[What follows are my replies to a set of questions asked by a student of satipatthāna.]
How important is it to adopt a particular bodily posture when sitting in meditation? Why?
Is there an optimum position? What is it?
Before we examine the salient features of seated posture and their special benefits, it may be helpful to make a few general observations.
Good posture is not so much an ideal as a practical attainment. It is the way of sitting that best facilitates bodily ease and the development of an awareness that is characterized by calm, clarity, and alertness. Although the optimum position of the body will not be exactly the same for any two yogis, certain attributes of one’s best posture (to be enumerated in a future post) will be the same for others.
Close, sustained attention to posture is especially helpful in the early stages of contemplative practice. In some traditions it is considered essential. Near the start of every discourse on the establishment of mindfulness (satipatthāna), the Buddha describes how trainees, “having sat down with legs folded crosswise, holding the body erect and setting mindfulness to the fore,” direct their attention to the cycle of breathing in and out, or the sensations arising throughout the body, or some other aspect(s) of bodily activity. The cultivation of mindful attention begins with immersion in the body.
There are several reasons for that emphasis. The Buddha gives pride of place to mindfulness of the body because bodily sensations and processes are relatively stable and always available as objects of attention, unlike emotions and discursive thoughts, which tend to dissolve under scrutiny or else seduce the beginner away from the task. The cycle of breathing in and out, although variable, is constant and involuntary. That stability and accessibility make it easier for the trainee to manage attention and the cooperating mental faculties, whether the primary aim of the exercise is calming or insight.

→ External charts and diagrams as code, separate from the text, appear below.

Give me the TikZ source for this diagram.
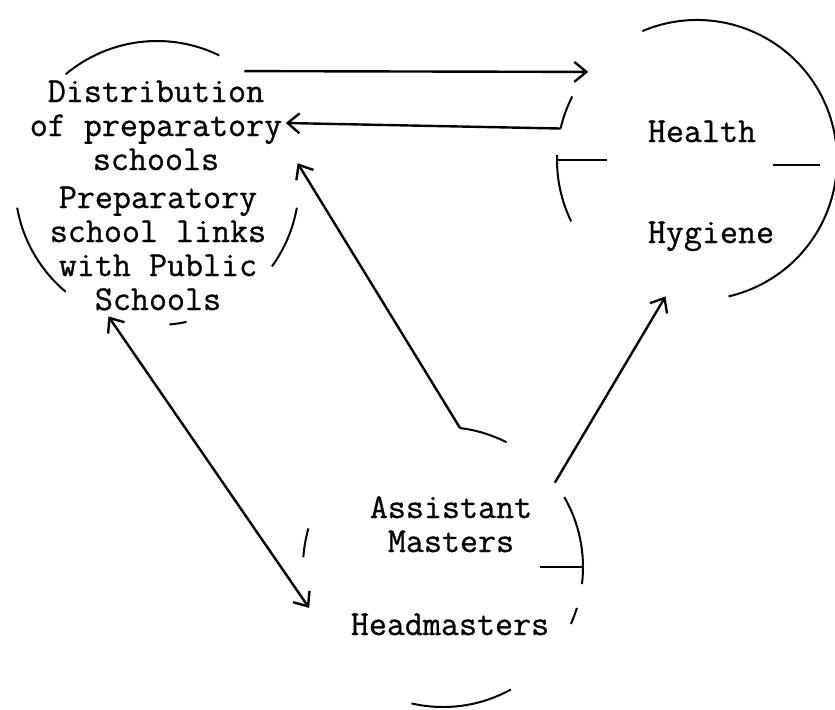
\documentclass[tikz,border=0pt]{standalone}
\usepackage{fontspec}
\newfontfamily\typer{Latin Modern Mono}[FakeBold=0.8]
\usetikzlibrary{arrows.meta}
\tikzstyle{words}=[align=center,inner sep=0pt,anchor=base,font=\fontsize{17.5pt}{17pt}\selectfont\typer]

\begin{document}
\begin{tikzpicture}[x=0.5pt,y=-0.5pt]

\tikzstyle{ring}=[circle,minimum size=140pt,inner sep=0pt,outer sep=0pt]
\tikzstyle{rim}=[line width=1pt]
\tikzstyle{divider}=[line width=0.6pt]
\tikzstyle{arrow}=[-{Straight Barb[length=6pt,width=10pt]},line width=1.2pt]
\tikzstyle{biarrow}=[{Straight Barb[length=6pt,width=10pt]}-{Straight Barb[length=6pt,width=10pt]},line width=1.2pt]

\useasboundingbox (0,0) rectangle (835,709);

% the three rings
\node[ring,minimum size=142pt] (prep) at (157,183) {};
\node[ring] (care) at (697,160) {};
\node[ring] (staff) at (443,567) {};

% texts (base = last line)
\node[words] (dist) at (156,170) {Distribution\\of preparatory\\schools};
\node[words] (links) at (158,310) {Preparatory\\school links\\with Public\\Schools};
\node[words] (health) at (702,142) {Health};
\node[words] (hygiene) at (711,243) {Hygiene};
\node[words] (assist) at (451,552) {Assistant\\Masters};
\node[words] (head) at (450,635) {Headmasters};

% broken outlines
\draw[rim] (prep.130) arc[start angle=130,end angle=64,radius=71pt];
\draw[rim] (prep.190) arc[start angle=190,end angle=230,radius=71pt];
\draw[rim] (prep.-10) arc[start angle=-10,end angle=-36,radius=71pt];
\draw[rim] (prep.-85) arc[start angle=-85,end angle=-78,radius=71pt];

\draw[rim] (care.113) arc[start angle=113,end angle=-77,radius=70pt];
\draw[rim] (care.153) arc[start angle=153,end angle=167,radius=70pt];
\draw[rim] (care.178) arc[start angle=178,end angle=206,radius=70pt];

\draw[rim] (staff.63) arc[start angle=63,end angle=83,radius=70pt];
\draw[rim] (staff.30) arc[start angle=30,end angle=-7,radius=70pt];
\draw[rim] (staff.-17) arc[start angle=-17,end angle=-24,radius=70pt];
\draw[rim] (staff.-103) arc[start angle=-103,end angle=-61,radius=70pt];
\draw[rim] (staff.164) arc[start angle=164,end angle=176,radius=70pt];

% dividers
\draw[divider] (care.180) -- ++(50,0);
\draw[divider] (773,165) -- (820,165);
\draw[divider] (staff.0) -- ++(-43,0);

% links between rings
\draw[arrow] (prep.52) -- (care.141);
\draw[arrow] (care.167) -- (prep.25);
\draw[arrow] (staff.83) -- (prep.8);
\draw[arrow] (staff.37) -- (care.257);
\draw[biarrow] (prep.250) -- (staff.197);
\end{tikzpicture}
\end{document}
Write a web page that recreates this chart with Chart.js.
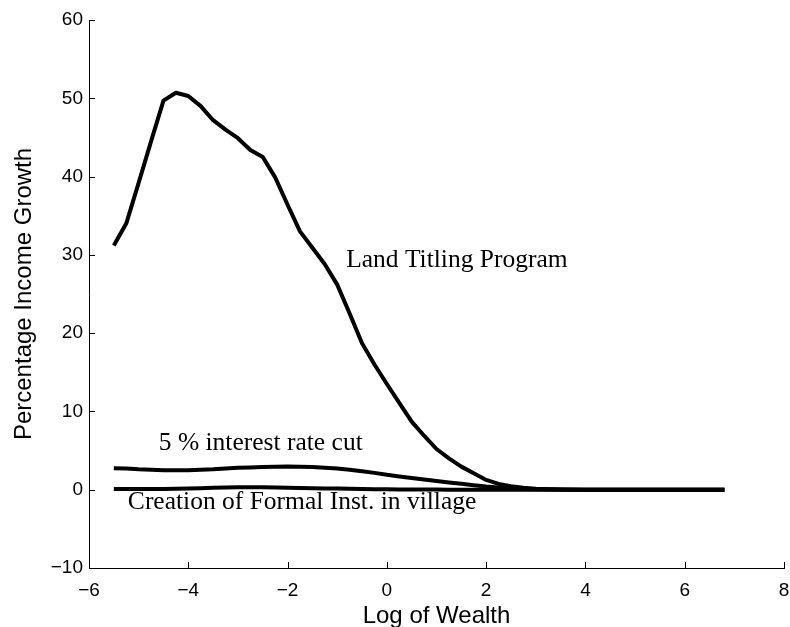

In his instructions on contemplation of the body (kāyānupassanā) the Buddha makes it clear that the skill of self-observation, once acquired, should be extended to every bodily posture and activity at all hours of the day. For beginners, formal sitting at regular intervals is the primary means of cultivating mindfulness and clear comprehension (sati-sampajañña); in later stages of development it will serve as a continuing support for their wider application. The short-term goal of seated practice is to increase one’s capacity for sustained attention to and observation of the various kinds of bodily sensation—tactile, kinesthetic, proprioceptive, etc.—as such, a capacity that will eventually yield the perception of their salient characteristics of discomfort, impermanence, and contingency. Mindfulness, then, is to be “set up” irrespective of posture.
However, it should not be supposed that the process of cultivating mindfulness and alert, comprehensive awareness is something that happens apart from the body. The recent work of cognitive and evolutionary psychologists supports the view that the higher cognitive functions are an outgrowth of bodily dispositions and activity. The evolution of ever more complex nervous systems in hominins allowed the human organism to move through its environment with ever greater safety and efficiency.
It is helpful to think of the mental faculties, such as attention, association, and pattern-recognition, as special activities of the body. The faculties that we normally refer to as mental are the ways in which the organism communicates with the world around it and among its many parts. In this context, sentience is the joint product of the body and the world through which it moves. Because mind is integral to what the body is doing, it is inevitable that the mind be affected when we voluntarily hold the body still for a prolonged period.